▶ _Input material_

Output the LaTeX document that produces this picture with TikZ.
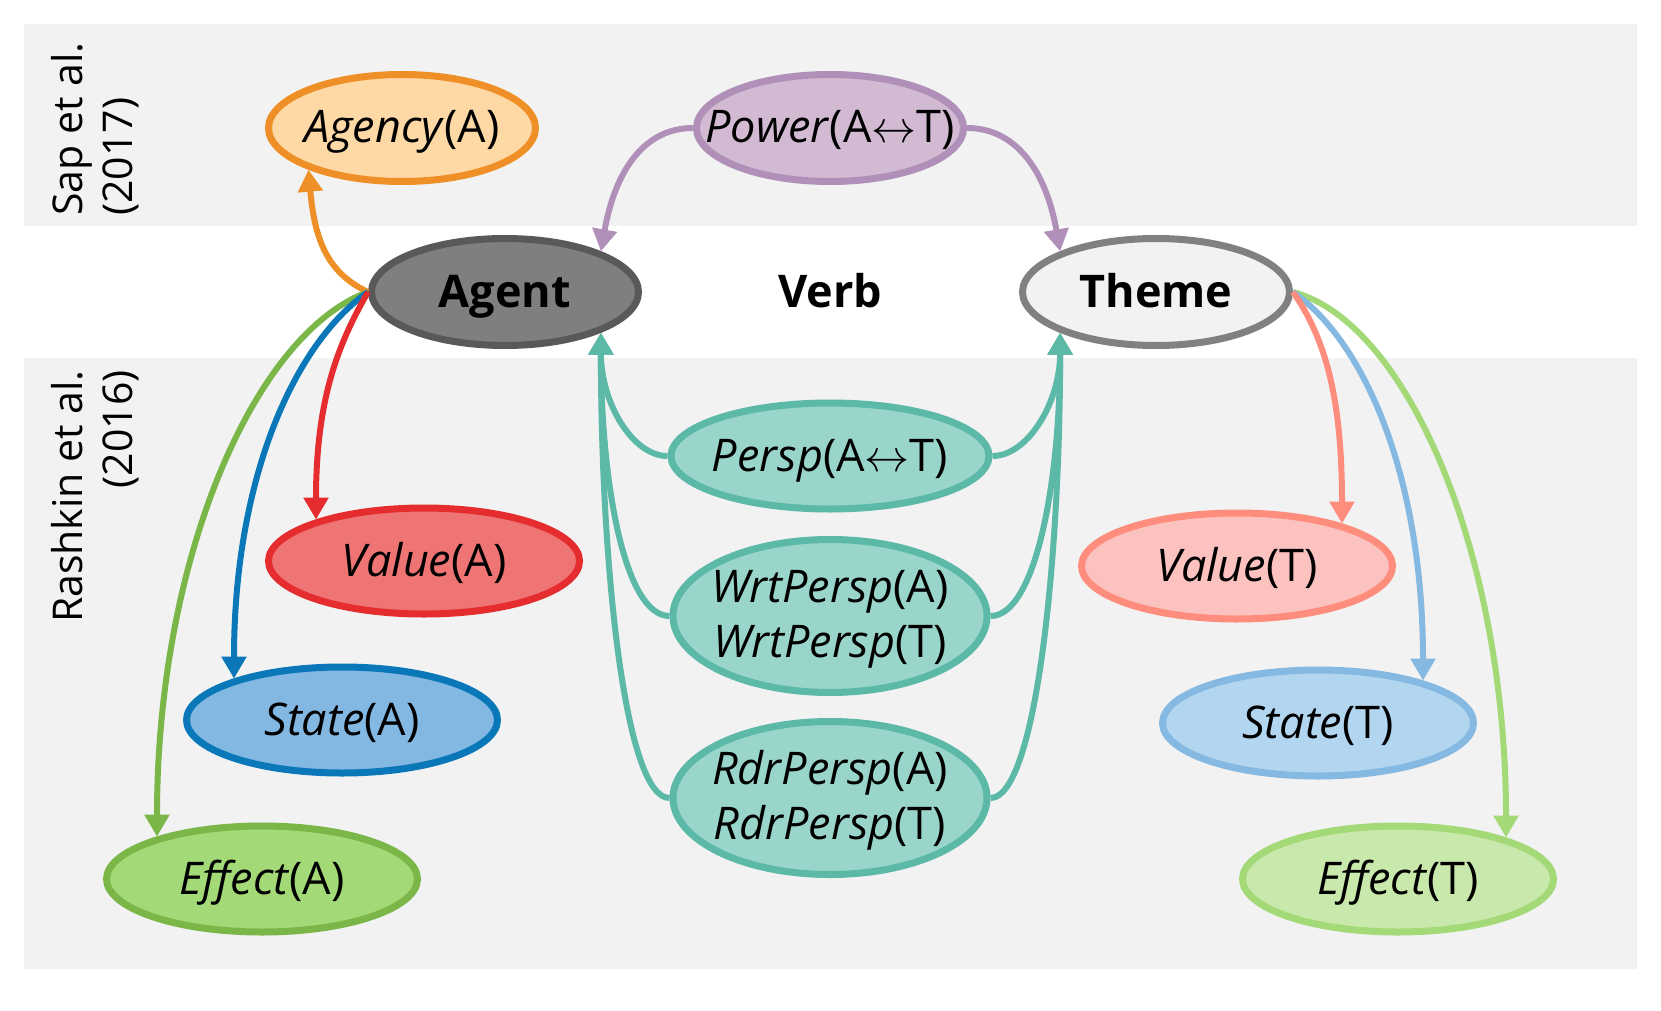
\RequirePackage{fix-cm}
\documentclass[tikz,border=0pt]{standalone}
\usepackage{fontspec}
\setmainfont{Open Sans}
\usetikzlibrary{arrows.meta,shapes.geometric}
\definecolor{bandgray}{HTML}{F2F2F2}
\definecolor{agyF}{HTML}{FED9A6}\definecolor{agyD}{HTML}{EF8F27}
\definecolor{powF}{HTML}{D3BAD3}\definecolor{powD}{HTML}{B090B8}
\definecolor{agtF}{HTML}{7F7F7F}\definecolor{agtD}{HTML}{595959}
\definecolor{thmF}{HTML}{F2F2F2}\definecolor{thmD}{HTML}{808080}
\definecolor{tealF}{HTML}{99D5CA}\definecolor{tealD}{HTML}{5CB9A7}
\definecolor{vaF}{HTML}{EF7575}\definecolor{vaD}{HTML}{E52D2F}
\definecolor{saF}{HTML}{83B8E2}\definecolor{saD}{HTML}{0A77B8}
\definecolor{eaF}{HTML}{A3D977}\definecolor{eaD}{HTML}{7AB648}
\definecolor{vtF}{HTML}{FBC2C0}\definecolor{vtD}{HTML}{FF8D7D}
\definecolor{stF}{HTML}{B3D6F0}\definecolor{stD}{HTML}{85B9E2}
\definecolor{etF}{HTML}{C8E8AC}\definecolor{etD}{HTML}{A3D977}
\newcommand\diagfont{\fontsize{45}{55}\selectfont}
\newcommand\sidefont{\fontsize{41}{50}\selectfont}
\newcommand\ovtext[1]{\makebox[0pt]{\raisebox{-15pt}[0pt][0pt]{#1}}}
\newcommand\ovtwo[2]{\makebox[0pt]{\raisebox{14pt}[0pt][0pt]{\begin{tabular}[t]{@{}c@{}}#1\\#2\end{tabular}}}}
\newcommand\lrarr{$\leftrightarrow$}
\begin{document}
\begin{tikzpicture}[x=1pt,y=1pt,
  ovbase/.style={ellipse,draw,line width=7pt,inner sep=0pt,font=\diagfont},
  ovtop/.style={ovbase,minimum width=267pt,minimum height=107pt},
  ovwide/.style={ovbase,minimum width=311pt,minimum height=106pt},
  ovtall/.style={ovbase,minimum width=314pt,minimum height=153pt},
  conn/.style={line width=6pt,-{Triangle[length=22pt,width=24pt]}},
  sidelab/.style={font=\sidefont,rotate=90,inner sep=0pt}
]
\path[use as bounding box] (0,0) rectangle (1661,-1011);
\fill[bandgray] (24,-24) rectangle (1637,-226);
\fill[bandgray] (24,-358) rectangle (1637,-969);

% side labels
\node[sidelab,anchor=base west] (sap1) at (82,-216) {Sap et al.};
\node[sidelab,anchor=base west] (sap2) at (132,-216) {(2017)};
\node[sidelab,anchor=base east] (ras1) at (82,-370) {Rashkin et al.};
\node[sidelab,anchor=base east] (ras2) at (132,-370) {(2016)};

% nodes
\node[ovtop,fill=agyF,draw=agyD] (agency) at (402,-128) {\ovtext{\textit{Agency}(A)}};
\node[ovtop,fill=powF,draw=powD] (power) at (830,-128) {\ovtext{\textit{Power}(A\lrarr T)}};
\node[ovtop,fill=agtF,draw=agtD] (agent) at (505,-292) {\ovtext{\textbf{Agent}}};
\node[font=\diagfont] (verb) at (830,-291) {\textbf{Verb}};
\node[ovtop,fill=thmF,draw=thmD] (theme) at (1156,-292) {\ovtext{\textbf{Theme}}};

\node[ovbase,minimum width=318pt,minimum height=106pt,fill=tealF,draw=tealD] (persp) at (830,-456) {\ovtext{\textit{Persp}(A\lrarr T)}};
\node[ovtall,fill=tealF,draw=tealD] (wrt) at (830,-616) {\ovtwo{\textit{WrtPersp}(A)}{\textit{WrtPersp}(T)}};
\node[ovtall,fill=tealF,draw=tealD] (rdr) at (830,-798) {\ovtwo{\textit{RdrPersp}(A)}{\textit{RdrPersp}(T)}};

\node[ovwide,fill=vaF,draw=vaD] (valA) at (424,-561) {\ovtext{\textit{Value}(A)}};
\node[ovwide,fill=saF,draw=saD] (staA) at (342,-720) {\ovtext{\textit{State}(A)}};
\node[ovwide,fill=eaF,draw=eaD] (effA) at (262,-879) {\ovtext{\textit{Effect}(A)}};
\node[ovwide,fill=vtF,draw=vtD] (valT) at (1237,-566) {\ovtext{\textit{Value}(T)}};
\node[ovwide,fill=stF,draw=stD] (staT) at (1318,-723) {\ovtext{\textit{State}(T)}};
\node[ovwide,fill=etF,draw=etD] (effT) at (1398,-879) {\ovtext{\textit{Effect}(T)}};

% connectors: top
\draw[conn,agyD] (agent.west) .. controls +(155:45) and +(-85:70) .. (agency.204);
\draw[conn,powD] (power.west) .. controls +(180:50) and +(80:80) .. (agent.23);
\draw[conn,powD] (power.east) .. controls +(0:50) and +(100:80) .. (theme.157);

% teal
\draw[conn,tealD] (persp.west) .. controls +(180:35) and +(-90:70) .. (agent.-23);
\draw[conn,tealD] (wrt.west) .. controls +(180:45) and +(-90:150) .. (agent.-23);
\draw[conn,tealD] (rdr.west) .. controls +(180:45) and +(-90:230) .. (agent.-23);
\draw[conn,tealD] (persp.east) .. controls +(0:35) and +(-90:70) .. (theme.-157);
\draw[conn,tealD] (wrt.east) .. controls +(0:45) and +(-90:150) .. (theme.-157);
\draw[conn,tealD] (rdr.east) .. controls +(0:45) and +(-90:230) .. (theme.-157);

% agent side
\draw[conn,eaD] (agent.west) .. controls +(-160:120) and +(90:280) .. (effA.158);
\draw[conn,saD] (agent.west) .. controls +(-145:90) and +(90:200) .. (staA.159);
\draw[conn,vaD] (agent.west) .. controls +(-120:60) and +(90:120) .. (valA.159);

% theme side
\draw[conn,etD] (theme.east) .. controls +(-15:120) and +(90:280) .. (effT.21);
\draw[conn,stD] (theme.east) .. controls +(-35:90) and +(90:200) .. (staT.22);
\draw[conn,vtD] (theme.east) .. controls +(-55:60) and +(90:120) .. (valT.22);
\end{tikzpicture}
\end{document}
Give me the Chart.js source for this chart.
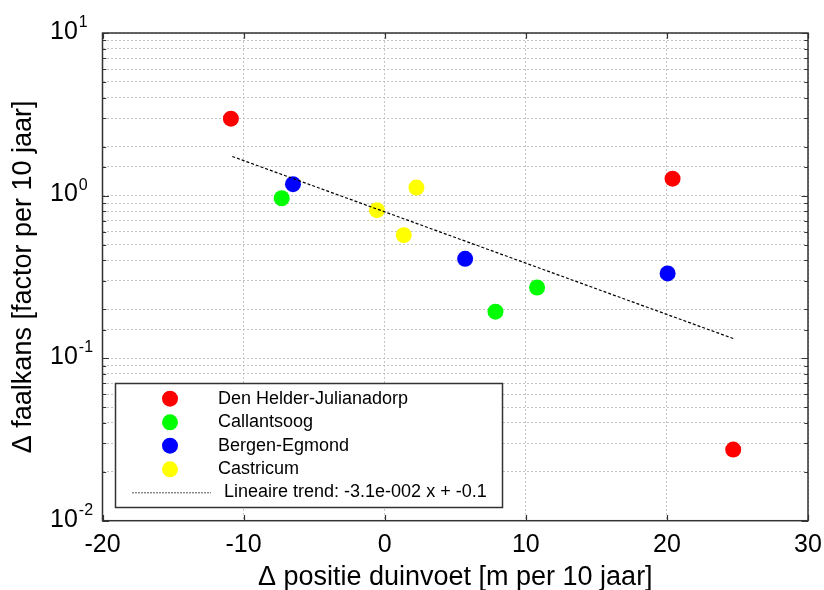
<!DOCTYPE html>
<html>
<head>
<meta charset="utf-8">
<script src="https://cdn.jsdelivr.net/npm/chart.js@4/dist/chart.umd.min.js"></script>
<style>
  html, body { margin: 0; padding: 0; background: #fff; }
</style>
</head>
<body>
<canvas id="myChart" width="824" height="590"></canvas>
<script>
// data
const seriesNames = ["Den Helder-Julianadorp", "Callantsoog", "Bergen-Egmond", "Castricum"];
const seriesColors = ["#ff0000", "#00ff00", "#0000ff", "#ffff00"];

const denHelderX = [-10.9, 20.4, 24.7];
const denHelderY = [2.97, 1.27, 0.0274];
const callantsoogX = [-7.3, 7.85, 10.8];
const callantsoogY = [0.963, 0.193, 0.272];
const bergenX = [-6.5, 5.7, 20.05];
const bergenY = [1.175, 0.408, 0.332];
const castricumX = [-0.55, 1.35, 2.25];
const castricumY = [0.813, 0.571, 1.12];

const trendLabel = "Lineaire trend: -3.1e-002 x + -0.1";
const trendX = [-10.8, 24.7];
const trendY = [1.74, 0.132];

const xTicks = [-20, -10, 0, 10, 20, 30];
const yTicks = [0.01, 0.1, 1, 10];
const yExponents = ["-2", "-1", "0", "1"];

const xTitle = "\u0394 positie duinvoet [m per 10 jaar]";
const yTitle = "\u0394 faalkans [factor per 10 jaar]";

const FONT = "Arial, 'Liberation Sans', sans-serif";

const toPoints = (xs, ys) => xs.map((x, i) => ({ x: x, y: ys[i] }));
const allX = [denHelderX, callantsoogX, bergenX, castricumX];
const allY = [denHelderY, callantsoogY, bergenY, castricumY];

const datasets = seriesNames.map((name, i) => ({
    label: name,
    data: toPoints(allX[i], allY[i]),
    backgroundColor: seriesColors[i],
    borderColor: seriesColors[i],
    pointRadius: 8,
    pointHoverRadius: 8,
    borderWidth: 0,
    order: 1,
}));
datasets.push({
    type: "line",
    label: trendLabel,
    data: toPoints(trendX, trendY),
    borderColor: "#000",
    borderWidth: 1.2,
    borderDash: [3, 2],
    pointRadius: 0,
    fill: false,
    order: 0,
});

// frame, tick marks, "10^n" labels and legend box
const decorations = {
    id: "decorations",
    afterDatasetsDraw(chart) {
        const { ctx, chartArea: { left, top, right, bottom }, scales: { x, y } } = chart;
        ctx.save();

        // y tick marks (left + right, inward)
        ctx.strokeStyle = "#333";
        ctx.lineWidth = 1.2;
        y.ticks.forEach((t) => {
            const py = Math.round(y.getPixelForValue(t.value)) + 0.5;
            const major = yTicks.includes(t.value);
            const len = major ? 6.5 : 3.7;
            ctx.beginPath();
            ctx.moveTo(left, py); ctx.lineTo(left + len, py);
            ctx.moveTo(right, py); ctx.lineTo(right - len, py);
            ctx.stroke();
        });
        // x tick marks (top + bottom, inward)
        xTicks.forEach((v) => {
            const px = Math.round(x.getPixelForValue(v)) + 0.5;
            ctx.beginPath();
            ctx.moveTo(px, top); ctx.lineTo(px, top + 5.7);
            ctx.moveTo(px, bottom); ctx.lineTo(px, bottom - 5.7);
            ctx.stroke();
        });

        // frame
        ctx.lineWidth = 1.5;
        ctx.strokeRect(left, top, right - left, bottom - top);

        // y labels 10^n
        ctx.fillStyle = "#000";
        yTicks.forEach((v, i) => {
            const py = y.getPixelForValue(v);
            ctx.font = "25px " + FONT;
            ctx.textAlign = "left";
            ctx.textBaseline = "middle";
            ctx.fillText("10", 50, py - 1);
            const w = ctx.measureText("10").width;
            ctx.font = "16px " + FONT;
            ctx.textBaseline = "alphabetic";
            ctx.fillText(yExponents[i], 50 + w + 1, py - 6);
        });

        // legend
        const lx = 115.5, ly = 383.5, lw = 387, lh = 124;
        ctx.fillStyle = "#fff";
        ctx.fillRect(lx, ly, lw, lh);
        ctx.strokeStyle = "#333";
        ctx.lineWidth = 1.5;
        ctx.strokeRect(lx, ly, lw, lh);
        const rows = [398.7, 422.3, 445.7, 469.3, 492.3];
        ctx.font = "18px " + FONT;
        ctx.textBaseline = "middle";
        ctx.textAlign = "left";
        seriesNames.forEach((name, i) => {
            ctx.fillStyle = seriesColors[i];
            ctx.beginPath();
            ctx.arc(170, rows[i], 8, 0, Math.PI * 2);
            ctx.fill();
            ctx.fillStyle = "#000";
            ctx.fillText(name, 218, rows[i]);
        });
        ctx.strokeStyle = "#555";
        ctx.lineWidth = 1;
        ctx.setLineDash([2, 1]);
        ctx.beginPath();
        ctx.moveTo(132, rows[4] + 0.5);
        ctx.lineTo(211, rows[4] + 0.5);
        ctx.stroke();
        ctx.setLineDash([]);
        ctx.fillStyle = "#000";
        ctx.fillText(trendLabel, 224, rows[4]);

        ctx.restore();
    },
};

const config = {
    type: "scatter",
    data: { datasets },
    options: {
        responsive: false,
        animation: false,
        events: [],
        layout: { padding: { left: 0, right: 16, top: 33, bottom: 0 } },
        plugins: {
            legend: { display: false },
            tooltip: { enabled: false },
        },
        scales: {
            x: {
                type: "linear",
                min: -20,
                max: 30,
                afterBuildTicks(scale) {
                    scale.ticks = xTicks.map((v) => ({ value: v }));
                },
                afterFit(scale) {
                    scale.height = 69.3;
                    scale.paddingLeft = 0;
                    scale.paddingRight = 0;
                },
                ticks: {
                    color: "#000",
                    font: { family: FONT, size: 25 },
                    padding: 9,
                    maxRotation: 0,
                    autoSkip: false,
                },
                grid: {
                    color: "#c4c4c4",
                    lineWidth: 1,
                    drawTicks: false,
                },
                border: { display: false, dash: [2, 2] },
                title: {
                    display: true,
                    text: xTitle,
                    color: "#000",
                    font: { family: FONT, size: 27, lineHeight: 0.95 },
                    padding: 0,
                },
            },
            y: {
                type: "logarithmic",
                min: 0.01,
                max: 10,
                afterFit(scale) {
                    scale.width = 102.5;
                    scale.paddingTop = 0;
                    scale.paddingBottom = 0;
                },
                ticks: { display: false, autoSkip: false },
                grid: {
                    color: "#c4c4c4",
                    lineWidth: 1,
                    drawTicks: false,
                },
                border: { display: false, dash: [2, 2] },
                title: {
                    display: true,
                    text: yTitle,
                    color: "#000",
                    font: { family: FONT, size: 27 },
                    padding: { top: 7, bottom: 0 },
                },
            },
        },
    },
    plugins: [decorations],
};

const myChart = new Chart(document.getElementById("myChart"), config);
</script>
</body>
</html>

▶ _What to do_
Give back exactly the lines from the one that holds "Give me the Chart.js source for this chart." to the one that holds "const trendY = [1.74, 0.132];", with both ends and without the images.

▶ _Response_
Give me the Chart.js source for this chart.
<!DOCTYPE html>
<html>
<head>
<meta charset="utf-8">
<script src="https://cdn.jsdelivr.net/npm/chart.js@4/dist/chart.umd.min.js"></script>
<style>
  html, body { margin: 0; padding: 0; background: #fff; }
</style>
</head>
<body>
<canvas id="myChart" width="824" height="590"></canvas>
<script>
// data
const seriesNames = ["Den Helder-Julianadorp", "Callantsoog", "Bergen-Egmond", "Castricum"];
const seriesColors = ["#ff0000", "#00ff00", "#0000ff", "#ffff00"];

const denHelderX = [-10.9, 20.4, 24.7];
const denHelderY = [2.97, 1.27, 0.0274];
const callantsoogX = [-7.3, 7.85, 10.8];
const callantsoogY = [0.963, 0.193, 0.272];
const bergenX = [-6.5, 5.7, 20.05];
const bergenY = [1.175, 0.408, 0.332];
const castricumX = [-0.55, 1.35, 2.25];
const castricumY = [0.813, 0.571, 1.12];

const trendLabel = "Lineaire trend: -3.1e-002 x + -0.1";
const trendX = [-10.8, 24.7];
const trendY = [1.74, 0.132];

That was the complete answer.